What is needed:
Copy all lines below containing "matplotlib".

Provided material:
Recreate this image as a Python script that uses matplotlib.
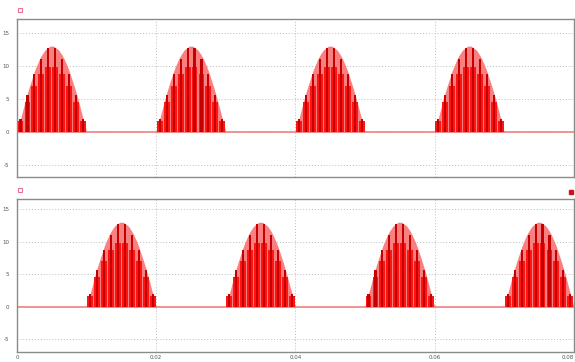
import numpy as np
import matplotlib.pyplot as plt
from matplotlib.lines import Line2D

plt.rcParams['axes.unicode_minus'] = False

# datos
half_period = 0.01
top_starts = [0.0, 0.02, 0.04, 0.06]
bottom_starts = [0.01, 0.03, 0.05, 0.07]

# envolvente de cada semiciclo (fraccion del semiciclo, valor)
env_frac = [0, 0.025, 0.05, 0.075, 0.1, 0.125, 0.15, 0.175, 0.2, 0.225, 0.25,
            0.275, 0.3, 0.325, 0.35, 0.375, 0.4, 0.425, 0.45, 0.475, 0.5,
            0.525, 0.55, 0.575, 0.6, 0.625, 0.65, 0.675, 0.7, 0.725, 0.75,
            0.775, 0.8, 0.825, 0.85, 0.875, 0.9, 0.925, 0.95, 0.975, 1.0]
env_val = [0, 1.0, 2.0, 3.0, 4.0, 5.0, 5.9, 6.8, 7.6, 8.4, 9.2,
           9.9, 10.5, 11.1, 11.6, 12.0, 12.4, 12.6, 12.8, 13.0, 13.0,
           13.0, 12.8, 12.6, 12.4, 12.0, 11.6, 11.1, 10.5, 9.9, 9.2,
           8.4, 7.6, 6.8, 5.9, 5.0, 4.0, 3.0, 2.0, 1.0, 0]

# pulsos dentro de cada semiciclo
pulse_frac = [0.05, 0.15, 0.25, 0.35, 0.45, 0.55, 0.65, 0.75, 0.85, 0.95]
pulse_dark = [1.9, 5.6, 8.8, 11.1, 12.7, 12.7, 11.1, 8.8, 5.6, 1.9]
pulse_red = [1.6, 4.6, 7.0, 8.8, 9.8, 9.8, 8.8, 7.0, 4.6, 1.6]

yticks = [-5, 0, 5, 10, 15]
xticks = [0, 0.02, 0.04, 0.06, 0.08]
xlabels = ['0', '0.02', '0.04', '0.06', '0.08']

fig = plt.figure(figsize=(5.75, 3.62), dpi=100)
ax1 = fig.add_axes([0.0296, 0.511, 0.9684, 0.4365])
ax2 = fig.add_axes([0.0296, 0.0276, 0.9684, 0.4214])


def dibujar(ax, starts, ylim):
    ef = np.array(env_frac)
    pf = np.array(pulse_frac)
    for s in starts:
        x = s + ef * half_period
        ax.fill_between(x, 0, env_val, color='#f88080', lw=0, zorder=2)
        xp = s + pf * half_period
        ax.bar(xp, pulse_red, width=half_period * 0.085, color='#ff1414', lw=0, zorder=3)
        ax.bar(xp, pulse_dark, width=half_period * 0.03, color='#c40000', lw=0, zorder=4)
    ax.axhline(0, color='#f08a8a', lw=1.3, zorder=1)
    ax.set_xlim(0, 0.08)
    ax.set_ylim(*ylim)
    ax.set_yticks(yticks)
    ax.set_xticks(xticks)
    ax.grid(True, color='#bbbbbb', ls=(0, (1, 2)), lw=0.7)
    ax.set_axisbelow(True)
    ax.tick_params(axis='y', length=0, labelsize=4, labelcolor='#555555', pad=5.5)
    ax.tick_params(axis='x', length=0, labelsize=4, labelcolor='#555555', pad=2)
    for sp in ax.spines.values():
        sp.set_color('#8a8a8a')
        sp.set_linewidth(1.0)


dibujar(ax1, top_starts, (-6.8, 17.1))
dibujar(ax2, bottom_starts, (-6.95, 16.5))
ax1.set_xticklabels([])
ax2.set_xticklabels(xlabels)
ax2.get_xticklabels()[-1].set_ha('right')

# marcadores pequenos de las trazas
fig.add_artist(Line2D([20 / 575], [1 - 10 / 362], marker='s', ms=3.5, mfc='none',
                      mec='#f07090', mew=0.8, transform=fig.transFigure))
fig.add_artist(Line2D([20 / 575], [1 - 190 / 362], marker='s', ms=3.5, mfc='none',
                      mec='#f07090', mew=0.8, transform=fig.transFigure))
fig.add_artist(Line2D([571 / 575], [1 - 192 / 362], marker='s', ms=3, mfc='#d01020',
                      mec='#d01020', transform=fig.transFigure))

fig.savefig('out.png', dpi=100)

Answer to the problem:
Recreate this image as a Python script that uses matplotlib.
import matplotlib.pyplot as plt
from matplotlib.lines import Line2D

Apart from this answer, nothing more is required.